The people prayed for his canonisation, and thronged to the Cathedral to pay their devotion to this saint of their own making. Leaden brooches, representing a knight holding a battle-axe, have been found in London, and were probably tokens given to pilgrims who had visited the tablet. The practice of distributing signs to pilgrims visiting the shrines of saints was a very common one from early times down to the Reformation period. These pilgrim signs, or signacula, were often worn by pilgrims in their hats as a sign of distinction, and a certain flavour of holiness attached to the wearer, who had braved what in those days were the real perils of a long and painful journey on foot to accomplish his pious purpose.

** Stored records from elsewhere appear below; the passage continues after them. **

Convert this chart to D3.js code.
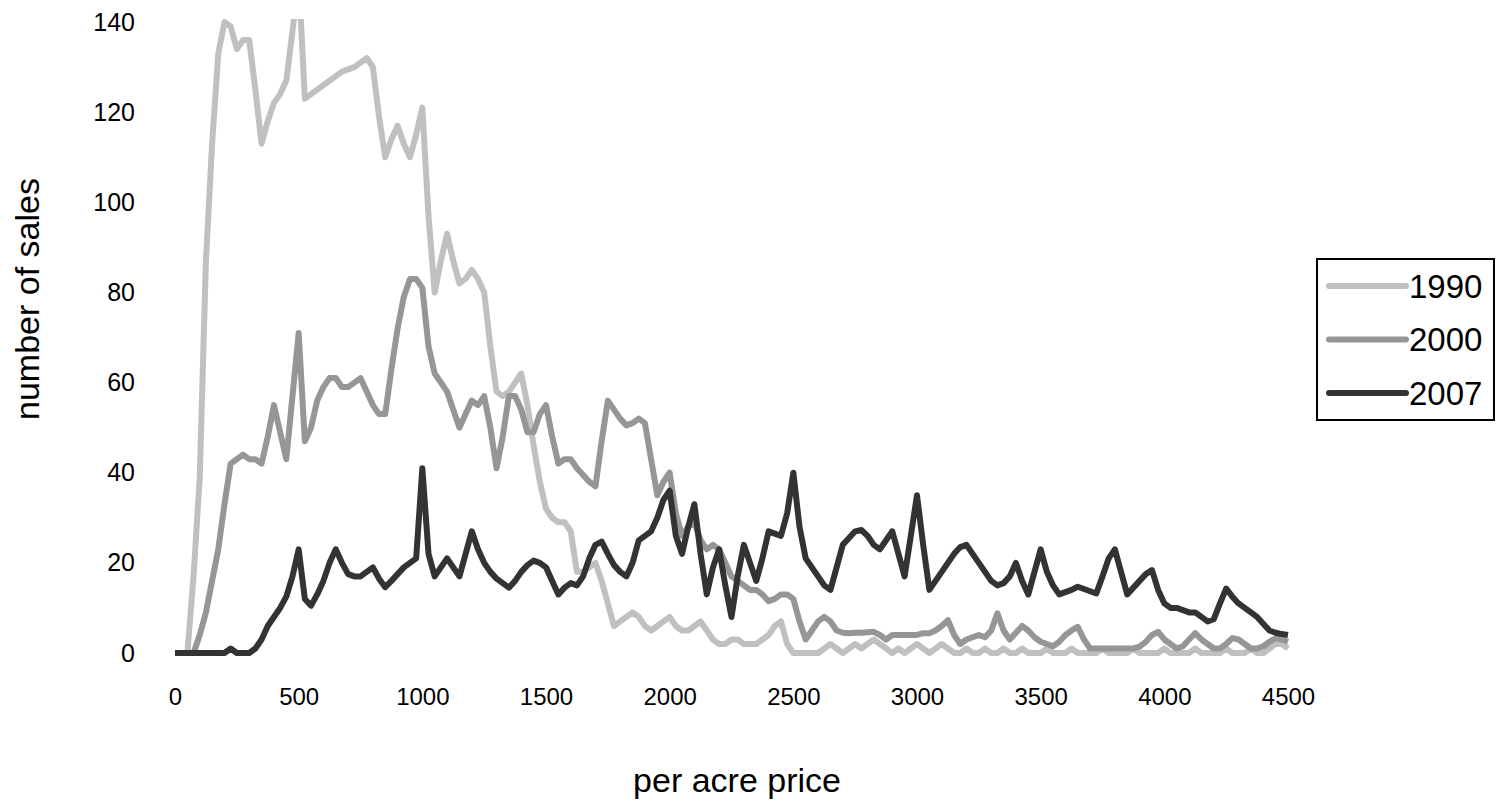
<!DOCTYPE html>
<html>
<head>
<meta charset="utf-8">
<script src="https://cdn.jsdelivr.net/npm/d3@7"></script>
<style>
  html, body { margin: 0; padding: 0; background: #fff; }
  svg { display: block; }
  text { font-family: "Liberation Sans", Arial, sans-serif; fill: #000; }
</style>
</head>
<body>
<svg id="chart" width="1501" height="801"></svg>
<script>
// price bins (step 25, 0..4500)
const prices = d3.range(0, 4501, 25);
const xTicks = [0, 500, 1000, 1500, 2000, 2500, 3000, 3500, 4000, 4500];
const yTicks = [0, 20, 40, 60, 80, 100, 120, 140];
const seriesNames = ["1990", "2000", "2007"];
const seriesColors = ["#c0c0c0", "#969696", "#333333"];

const sales1990 = [
  0,0,0,17,39,87,113,133,140,139,134,136,136,125,113,118,122,124,127,138,
  150,123,124,125,126,127,128,129,129.5,130,131,132,130,119,110,114,117,113,110,115,
  121,97,80,87,93,87,82,83,85,83,80,68,58,57,58,60,62,55,46,38,
  32,30,29,29,27,18,18,19,20,16,11,6,7,8,9,8,6,5,6,7,
  8,6,5,5,6,7,5,3,2,2,3,3,2,2,2,3,4,6,7,2,
  0,0,0,0,0,1,2,1,0,1,2,1,2,3,2,1,0,1,0,1,
  2,1,0,1,2,1,0,0,1,0,0,1,0,0,1,0,0,1,0,0,
  0,1,0,0,0,1,0,0,0,0,1,0,0,0,0,1,0,0,0,0,
  1,0,0,0,0,1,0,0,0,0,1,0,0,0,1,0,0,1,2,2,
  1
];
const sales2000 = [
  0,0,0,0,4,9,16,23,33,42,43,44,43,43,42,48,55,49,43,57,
  71,47,50,56,59,61,61,59,59,60,61,58,55,53,53,63,72,79,83,83,
  81,68,62,60,58,54,50,53,56,55,57,50,41,48,57,57,54,49,49,53,
  55,48,42,43,43,41,39.5,38,37,47,56,54,52,50.5,51,52,51,43,35,38,
  40,31,26,28,29,25,23,24,23,20,17,16,15,14,14,13,11.5,12,13,13,
  12,7,3,5,7,8,7,5,4.5,4.4,4.5,4.5,4.6,4.7,4,3,4,4,4,4,
  4,4.4,4.4,5,6,7.3,4,2,3,3.5,4,3.5,5,8.8,5,3,4.5,6,5,3.5,
  2.5,2,1.5,2.5,4,5,5.8,3,1,1,1,1,1,1,1,1,1.4,2.5,4,4.7,
  3,2,1,1.5,3,4.4,3,2,1,1,2,3.3,3,2,1,1,1.5,2.5,3.3,3,
  2.5
];
const sales2007 = [
  0,0,0,0,0,0,0,0,0,1,0,0,0,1,3,6,8,10,12.5,17,
  23,12,10.5,13,16,20,23,20,17.5,17,17,18,19,16.5,14.6,16,17.5,19,20,21,
  41,22,17,19,21,19,17,22,27,23,20,18,16.5,15.5,14.5,16,18,19.5,20.5,20,
  19,16,13,14.5,15.5,15,17,21,24,24.7,22,19.5,18,17,20,25,26,27,30,34,
  36,26,22,28,33,22,13,19,23,15,8,17,24,20,16,21,27,26.5,26,31,
  40,28,21,19,17,15,14,19,24,25.5,27,27.3,26,24,23,25,27,22,17,26,
  35,24,14,16,18,20,22,23.5,24,22,20,18,16,15,15.5,17,20,16,13,18,
  23,18,15,13,13.5,14,14.7,14.2,13.7,13.2,17,21,23,18,13,14.5,16,17.5,18.4,14,
  11,10,10,9.5,9,9,8,7,7.5,11,14.3,12.5,11,10,9,8,6.5,5,4.5,4.2,
  4
];
const allSeries = [sales1990, sales2000, sales2007];

const svg = d3.select("#chart");
const x = d3.scaleLinear().domain([0, 4500]).range([175, 1288]);
const y = d3.scaleLinear().domain([0, 140]).range([653, 22]);

svg.append("defs").append("clipPath").attr("id", "plotclip")
  .append("rect").attr("x", 160).attr("y", 19).attr("width", 1150).attr("height", 650);

// axes (labels only)
const xAxis = svg.append("g").attr("transform", `translate(0,${y(0)})`)
  .call(d3.axisBottom(x).tickValues(xTicks).tickSize(0).tickPadding(35).tickFormat(d3.format("d")));
xAxis.select(".domain").remove();
xAxis.selectAll("text").style("font-size", "24px").style("font-family", "Liberation Sans, Arial, sans-serif").attr("fill", "#000");

const yAxis = svg.append("g").attr("transform", `translate(${x(0)},0)`)
  .call(d3.axisLeft(y).tickValues(yTicks).tickSize(0).tickPadding(40).tickFormat(d3.format("d")));
yAxis.select(".domain").remove();
yAxis.selectAll("text").style("font-size", "25px").style("font-family", "Liberation Sans, Arial, sans-serif").attr("fill", "#000");

// lines
const line = d3.line().x((d, i) => x(prices[i])).y(d => y(d));
const plot = svg.append("g").attr("clip-path", "url(#plotclip)");
allSeries.forEach((vals, k) => {
  plot.append("path").datum(vals)
    .attr("d", line)
    .attr("fill", "none")
    .attr("stroke", seriesColors[k])
    .attr("stroke-width", 6)
    .attr("stroke-linejoin", "round")
    .attr("stroke-linecap", "butt");
});

// axis titles
svg.append("text").attr("x", 737).attr("y", 792).attr("text-anchor", "middle")
  .style("font-size", "34px").text("per acre price");
svg.append("text").attr("transform", "translate(39,299) rotate(-90)").attr("text-anchor", "middle")
  .style("font-size", "34px").text("number of sales");

// legend
const lg = svg.append("g");
lg.append("rect").attr("x", 1317).attr("y", 259).attr("width", 177).attr("height", 161)
  .attr("fill", "#fff").attr("stroke", "#000").attr("stroke-width", 2);
seriesNames.forEach((name, k) => {
  const ly = 286 + k * 53.5;
  lg.append("line").attr("x1", 1329).attr("x2", 1406).attr("y1", ly).attr("y2", ly)
    .attr("stroke", seriesColors[k]).attr("stroke-width", 6).attr("stroke-linecap", "round");
  lg.append("text").attr("x", 1409).attr("y", ly).attr("dy", "0.36em")
    .style("font-size", "33px").text(name);
});
</script>
</body>
</html>
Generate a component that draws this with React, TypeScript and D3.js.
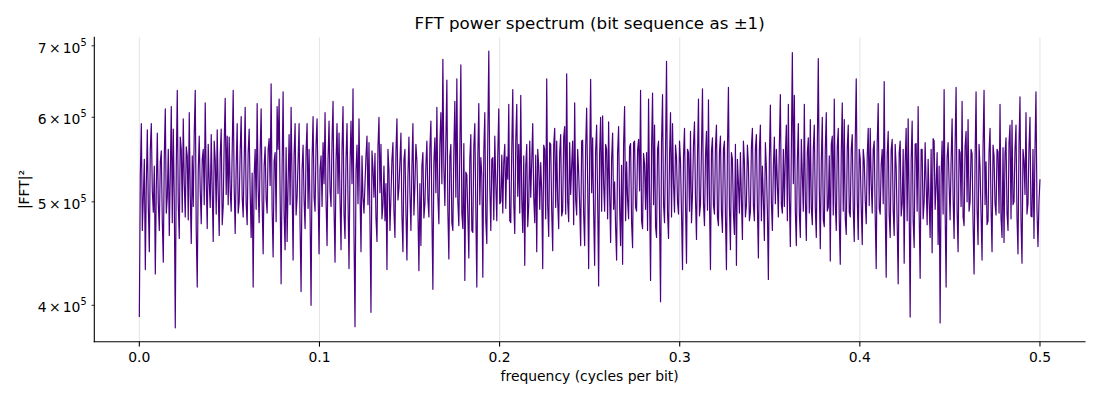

A similar practice, as is well known, prevails in the Mohammedan world, where a pilgrim to Mecca, the prophet’s birthplace, receives the honourable title of Hadji. The form of the signs varied greatly, and was generally a representation of the saint or his emblem. Many were issued at the shrine of St. Thomas at Canterbury, the Canterbury Bell being a frequent device; St. James of Compostella was represented by an escallop shell, and so on. The objects, which were small, and seldom much larger than a brooch, have been found in large quantities along the banks of the Thames, where the mud appears to have had a preserving influence upon the bronze of which they are made. We can well imagine the joyous return of Chaucer’s Canterbury Pilgrims, each wearing a pilgrim’s sign, when their long journey was completed.